The novel is organized around three searches. Will looks for Emily, his former schoolmate and de facto girlfriend, we gradually piece together their story: recoiling instinctively when she had reached out to touch him affectionately, Will had pushed Emily off a subway platform onto the tracks (she was not seriously injured; but he was apprehended and incarcerated).

Will is the object of a search conducted by Ali Lateef (an adopted name), a black police detective, at the request of Will’s (Austrian) mother Yda, whom Will has always called Violet (after her favorite color). And Violet/Yda also “searches” — through her memory, sifting fragments of odd or threatening experiences, any one or combination of which might have caused her son’s delusional imbalance.

The novel is derivative. One imagines a clinically deranged Holden Caulfield prowling an unfamiliar metropolis’ mean streets; or thinks of Dostoevsky’s disturbingly introverted “Notes from the Underground.” And in Ali’s relentless, albeit compassionate and empathetic pursuit of Will, there are strong echoes of Porfiry and Raskolnikov in “Crime and Punishment” and of Javert and Jean Valjean in “Les Miserables.”

Yet Mr.
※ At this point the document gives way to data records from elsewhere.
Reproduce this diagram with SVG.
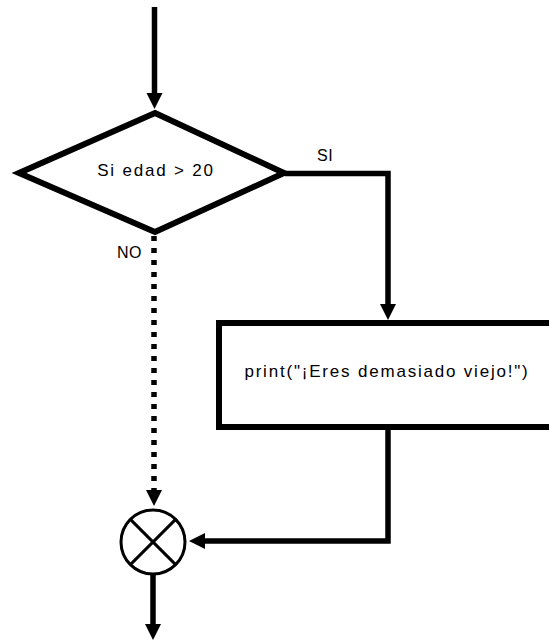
<svg xmlns="http://www.w3.org/2000/svg" width="549" height="640" viewBox="0 0 549 640">
  <defs>
    <marker id="arrow" markerUnits="userSpaceOnUse" markerWidth="17" markerHeight="17" refX="0" refY="8" orient="auto" overflow="visible">
      <path d="M0,0 L16,8 L0,16 Z" fill="#000"/>
    </marker>
    <style>
      .edge { fill: none; stroke: #000; stroke-width: 5.5; stroke-linejoin: miter; marker-end: url(#arrow); }
      .dashed { stroke-dasharray: 5 7; }
      .shape { fill: #fff; stroke: #000; stroke-width: 6; stroke-linejoin: miter; stroke-miterlimit: 10; }
      .thin { fill: #fff; stroke: #000; stroke-width: 3; }
      .label { font-family: "Liberation Sans", Arial, sans-serif; font-size: 17px; letter-spacing: 1.8px; fill: #000; }
      .small { font-family: "Liberation Sans", Arial, sans-serif; font-size: 16px; letter-spacing: 0.5px; fill: #000; }
    </style>
  </defs>
  <rect x="0" y="0" width="549" height="640" fill="#fff"/>

  <g id="connectors">
    <path class="edge" d="M154.5,7 L154.5,93"/>
    <path class="edge" d="M285,173.5 L388,173.5 L388,304"/>
    <path class="edge" d="M388,427 L388,541 L205,541"/>
    <path class="edge dashed" d="M154,236 L154,490"/>
    <path class="edge" d="M153,575 L153,624"/>
  </g>

  <g id="decision">
    <polygon class="shape" points="155,113 284,173 155,232 19,173"/>
    <text class="label" x="156" y="176" text-anchor="middle">Si edad &gt; 20</text>
  </g>

  <g id="label-si">
    <text class="small" x="317" y="161">SI</text>
  </g>
  <g id="label-no">
    <text class="small" x="117" y="258">NO</text>
  </g>

  <g id="process">
    <rect class="shape" x="219" y="323" width="345" height="104"/>
    <text class="label" x="387" y="377" text-anchor="middle">print("¡Eres demasiado viejo!")</text>
  </g>

  <g id="junction">
    <circle class="thin" cx="153" cy="542" r="32"/>
    <line x1="130.4" y1="519.4" x2="175.6" y2="564.6" stroke="#000" stroke-width="3"/>
    <line x1="175.6" y1="519.4" x2="130.4" y2="564.6" stroke="#000" stroke-width="3"/>
  </g>
</svg>
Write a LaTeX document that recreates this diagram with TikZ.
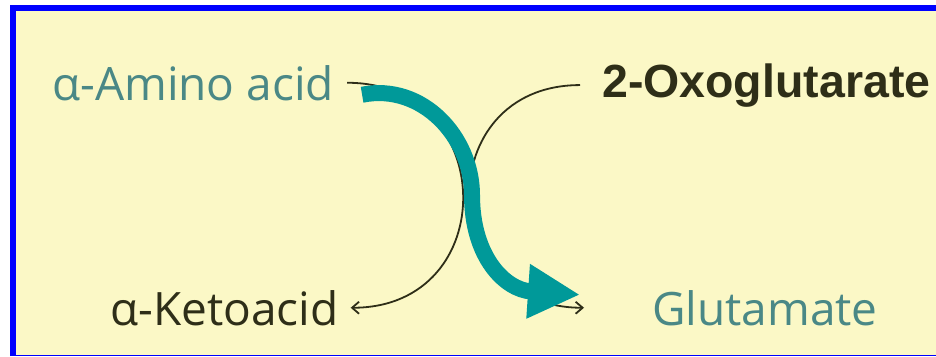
\documentclass[tikz,border=0pt]{standalone}
\usepackage{fontspec}
\newfontfamily\namefont{Open Sans}
\newfontfamily\oxofont{Liberation Sans}
\usepackage{xcolor}
\usetikzlibrary{arrows.meta}
\definecolor{framebl}{RGB}{0,0,255}
\definecolor{paper}{HTML}{FBF8C6}
\definecolor{tealarr}{HTML}{009999}
\definecolor{tealtxt}{HTML}{4A8886}
\definecolor{darkol}{HTML}{2E2E18}

\begin{document}
\begin{tikzpicture}[x=1pt, y=-1pt,
  lbl/.style={anchor=base west, inner sep=0pt, font=\namefont\fontsize{46}{50}\selectfont},
  rxn/.style={draw=darkol, line width=1.8pt, -{Straight Barb[length=7pt,width=12pt]}}]
  \useasboundingbox[fill=white] (0,0) rectangle (936,356);
  % frame (right side runs off the page)
  \fill[paper] (13,8) rectangle (936,356);
  \draw[framebl, line width=6pt] (13,356) -- (13,8) -- (936,8);
  \draw[framebl, line width=1.5pt] (13,355.5) -- (936,355.5);

  % compounds
  \node[lbl, text=tealtxt] (amino) at (52,100) {α-Amino acid};
  \node[lbl, text=darkol] (keto) at (110,325) {α-Ketoacid};
  \node[lbl, text=tealtxt] (glu) at (652,325) {Glutamate};
  \node[anchor=base west, inner sep=0pt, text=darkol,
        font=\oxofont\bfseries\fontsize{46.5}{50}\selectfont] (oxo) at (602,97) {2-Oxoglutarate};

  % half reactions
  \draw[rxn] ([xshift=13pt]amino.east) .. controls +(152,0) and +(152,0) .. ([xshift=12pt]keto.east);
  \draw[rxn] ([xshift=-22pt]oxo.west) .. controls +(-150,0) and +(-150,0) .. ([xshift=-68pt]glu.west);

  % amino group transfer
  \coordinate (bend) at (472,195);
  \draw[tealarr, line width=16pt, -{Triangle[length=52pt,width=51pt]}]
    ([shift={(28,12)}]amino.east) .. controls +(60,-12) and +(0,-58) .. (bend)
    .. controls +(0,62) and +(-75,-5) .. ([shift={(-72,-13)}]glu.west);
\end{tikzpicture}
\end{document}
Wray’s novel succeeds brilliantly as a microscopically precise portrait of an unraveling mind, whose fantastic perceptions (expressed in a kind of aslant surrealist prose poetry) carry its protagonist convincingly ever farther from “reality.” Few contemporary novels since Faulkner’s (you see, I’m doing it too) have understood dissociation in such a frighteningly persuasive manner. “Lowboy” is filled with shocks and surprises Still, it’s as unified as a novel can be (its climax and resolution are right there before your eyes, from the opening pages). And its young author, already one of our best, seems poised to explore even more distant and seductive expanses and depths.

Bruce Allen is a freelance reviewer based in Kittery, Maine.